Educational research has traditionally been the province of educators in departments of education, or, in some disciplines, educational researchers. SoTL, on the other hand, invites involvement by educators across the full spectrum of disciplines and departments where the main aspiration is to change practice with immediate effect on student learning and teaching practice.

Claims about contributions to the theoretical knowledge base are made in SoTL, but these claims are not the prime objective; rather, they are motives for change and are therefore secondary. However, the education research community’s aspirations appear to be more about confirming and augmenting the field’s collective knowledge base, whereas the immediacy of the impact and the effect on practice is somewhat secondary or implicit (Larsson et al., 2020).

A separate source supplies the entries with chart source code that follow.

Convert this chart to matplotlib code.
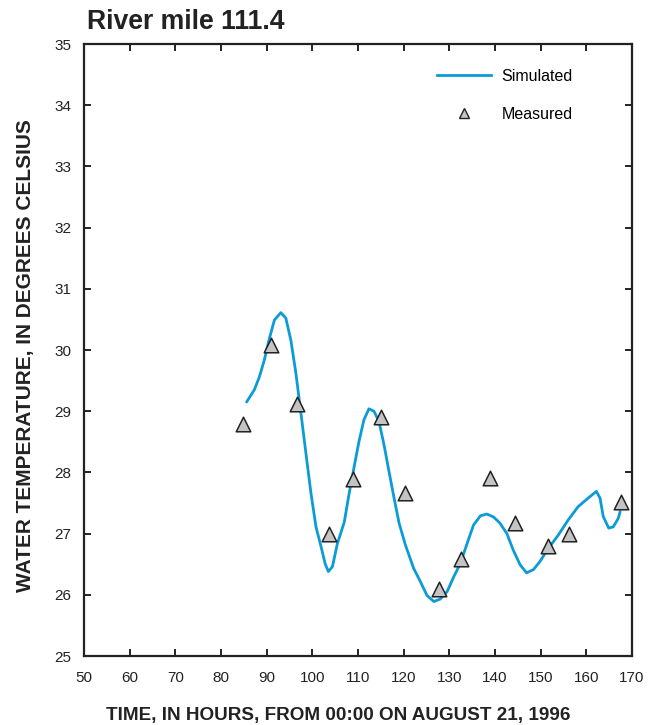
import matplotlib
matplotlib.use("Agg")
import matplotlib.pyplot as plt
from matplotlib.lines import Line2D

plt.rcParams['font.family'] = ['Liberation Sans', 'DejaVu Sans']

# Simulated temperature (hours, deg C)
sim_hours = [85.6, 87.3, 88.4, 89.5, 90.6, 91.7, 93.1, 94.2, 95.3, 96.4, 97.5, 98.6,
             99.7, 100.8, 101.9, 102.8, 103.5, 104.4, 105.5, 107.0, 108.0, 109.1,
             110.2, 111.3, 112.4, 113.5, 114.6, 115.7, 116.8, 117.9, 119.0, 120.4,
             122.2, 123.7, 125.1, 126.6, 128.0, 129.5, 131.0, 132.4, 133.9, 135.3,
             136.8, 138.2, 139.7, 141.1, 142.6, 144.0, 145.5, 146.9, 148.4, 149.8,
             151.7, 153.9, 156.0, 158.2, 160.4, 162.2, 163.0, 163.7, 164.9, 165.9,
             167.0, 167.4]
sim_temp = [29.15, 29.35, 29.56, 29.84, 30.19, 30.49, 30.61, 30.52, 30.16, 29.62, 28.97, 28.31,
            27.66, 27.11, 26.79, 26.51, 26.38, 26.46, 26.84, 27.19, 27.63, 28.07,
            28.50, 28.86, 29.04, 29.00, 28.83, 28.45, 28.01, 27.58, 27.17, 26.81,
            26.43, 26.21, 25.99, 25.89, 25.93, 26.05, 26.30, 26.51, 26.84, 27.14,
            27.29, 27.32, 27.27, 27.17, 27.00, 26.73, 26.49, 26.36, 26.41, 26.54,
            26.76, 26.98, 27.22, 27.44, 27.58, 27.69, 27.58, 27.28, 27.09, 27.11,
            27.25, 27.36]

# Measured temperature
meas_hours = [84.9, 90.9, 96.6, 103.7, 108.8, 115.0, 120.4, 127.8, 132.6, 138.9,
              144.3, 151.7, 156.3, 167.5]
meas_temp = [28.79, 30.08, 29.12, 26.99, 27.89, 28.91, 27.67, 26.10, 26.58, 27.91,
             27.18, 26.80, 26.99, 27.52]

x_ticks = list(range(50, 171, 10))
y_ticks = list(range(25, 36, 1))

W, H = 658, 725
fig = plt.figure(figsize=(W / 100, H / 100), dpi=100)
ax = fig.add_axes([84 / W, 1 - 656 / H, (632 - 84) / W, (656 - 44) / H])

ax.plot(sim_hours, sim_temp, color='#0b9bd7', lw=2.0, zorder=2,
        solid_joinstyle='round', solid_capstyle='round')
ax.scatter(meas_hours, meas_temp, marker='^', s=110, facecolor='#c4c4c4',
           edgecolor='#222222', linewidths=1.1, zorder=3)

ax.set_xlim(50, 170)
ax.set_ylim(25, 35)
ax.set_xticks(x_ticks)
ax.set_yticks(y_ticks)
ax.tick_params(direction='in', length=5, width=1.4, top=True, right=True,
               labelsize=11, pad=9, colors='#222222')
ax.tick_params(axis='x', pad=11)
for s in ax.spines.values():
    s.set_linewidth(1.6)
    s.set_color('#222222')

fig.text(338 / W, 1 - 715.5 / H, 'TIME, IN HOURS, FROM 00:00 ON AUGUST 21, 1996',
         fontsize=13.6, fontweight='bold', color='#222222', ha='center', va='center')
fig.text(25.5 / W, 1 - 355.5 / H, 'WATER TEMPERATURE, IN DEGREES CELSIUS',
         fontsize=15, fontweight='bold', color='#222222', ha='center', va='center',
         rotation=90)

fig.text(87 / W, 1 - 29 / H, 'River mile 111.4', fontsize=19.2, fontweight='bold',
         color='#222222', ha='left', va='baseline')

handles = [Line2D([0], [0], color='#0b9bd7', lw=2.0),
           Line2D([0], [0], marker='^', ls='none', markersize=7.5, markerfacecolor='#c4c4c4',
                  markeredgecolor='#222222', markeredgewidth=1.0)]
ax.legend(handles, ['Simulated', 'Measured'], loc='upper right', bbox_to_anchor=(0.918, 0.983),
          frameon=False, fontsize=11.5, handlelength=3.4, labelspacing=1.45,
          handletextpad=0.65)

fig.savefig('out.png', dpi=100)
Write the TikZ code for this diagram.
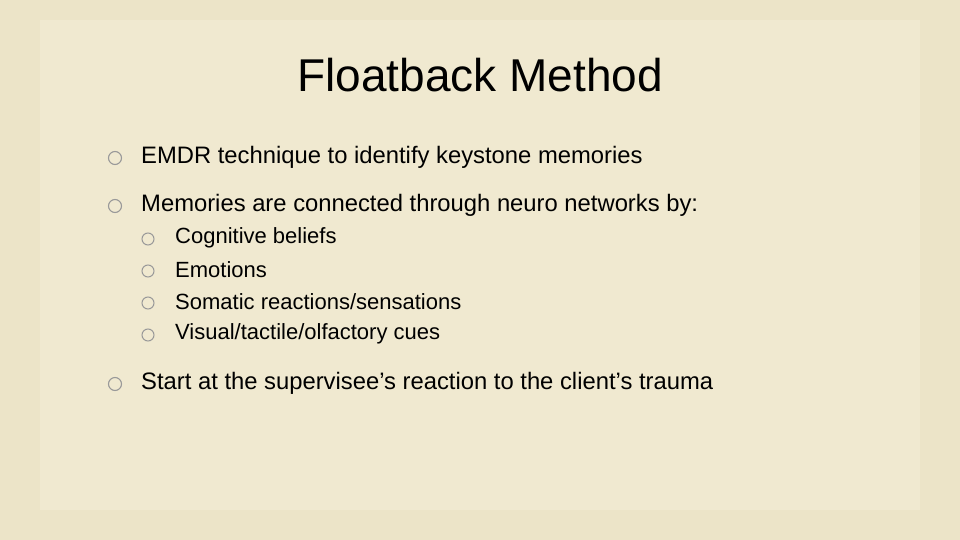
\documentclass[tikz,border=0pt]{standalone}
\usepackage{fontspec}
\setmainfont{Liberation Sans}
\begin{document}
\begin{tikzpicture}[x=1pt,y=-1pt,
  bul/.style={circle,draw=gray!80,line width=1.1pt,inner sep=0pt,minimum size=13pt},
  sbul/.style={circle,draw=gray!80,line width=1pt,inner sep=0pt,minimum size=12pt},
  txt/.style={anchor=west,inner sep=0pt,font=\fontsize{23.8}{26}\selectfont},
  stxt/.style={anchor=west,inner sep=0pt,font=\fontsize{22}{24}\selectfont}]
\fill[color={rgb,255:red,236;green,228;blue,200}] (0,0) rectangle (960,540);
\fill[color={rgb,255:red,240;green,233;blue,208}] (40,20) rectangle (920,510);
\useasboundingbox (0,0) rectangle (960,540);
\node[inner sep=0pt,font=\fontsize{46}{52}\selectfont] (title) at (480,75) {Floatback Method};
\node[bul] (b1) at (115,158) {};
\node[txt] (t1) at (141,157) {EMDR technique to identify keystone memories};
\node[bul] (b2) at (115,206) {};
\node[txt] (t2) at (141,205) {Memories are connected through neuro networks by:};
\node[sbul] (s1) at (148,239) {};
\node[stxt] (u1) at (175,238) {Cognitive beliefs};
\node[sbul] (s2) at (148,271) {};
\node[stxt] (u2) at (175,270) {Emotions};
\node[sbul] (s3) at (148,303) {};
\node[stxt] (u3) at (175,302) {Somatic reactions/sensations};
\node[sbul] (s4) at (148,335) {};
\node[stxt] (u4) at (175,334) {Visual/tactile/olfactory cues};
\node[bul] (b3) at (115,384) {};
\node[txt] (t3) at (141,383) {Start at the supervisee’s reaction to the client’s trauma};
\end{tikzpicture}
\end{document}
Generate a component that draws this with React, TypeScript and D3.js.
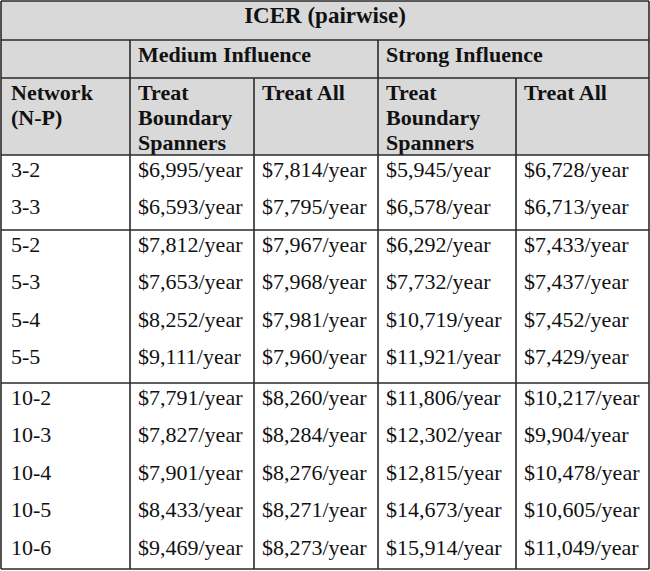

Geertsema (2016) highlights the problems for educators when SoTL is ‘conflated with educational research’ (p. 126) and warns that it is neither realistic nor helpful to expect educators engaging with SoTL to develop a parallel expertise in education that would be comparable in degree to their disciplinary expertise.

Grant (2018) reinforces that an all-round expertise is not required for SoTL:

Remembering that we don’t need to become experts in everything before taking first steps [in SoTL] and that our own disciplinary expertise provides the necessary lens for us to take a closer look at teaching and learning in our discipline-specific classrooms [and] can provide the confidence we need as we begin to engage with the language and practices of educational research and SoTL. (p. 35)

Hutchings (2000) envisions a positive, mutually beneficial relationship between SoTL and educational research and synergistic possibilities rather than rigid boundaries:

Indeed these communities…enrich one another. [SoTL] may open up new questions that, over time, prompt major new lines of educational research. Educational research may suggest models and strategies that can be explored in the scholarship of teaching and learning and in scholarly teaching practice. (p. 9)

Svinicki (2012) also tackles the challenging question of ‘how well someone needs to understand both the discipline and the theories and methods of educational research to be entitled to engage in SoTL’ (p. 1). However, rather than requiring expertise in educational theory, Svinicki advocates for the SoTL community to encourage teams of researchers with differing academic expertise to work together over time in the pursuit of credible and significant teaching and learning research.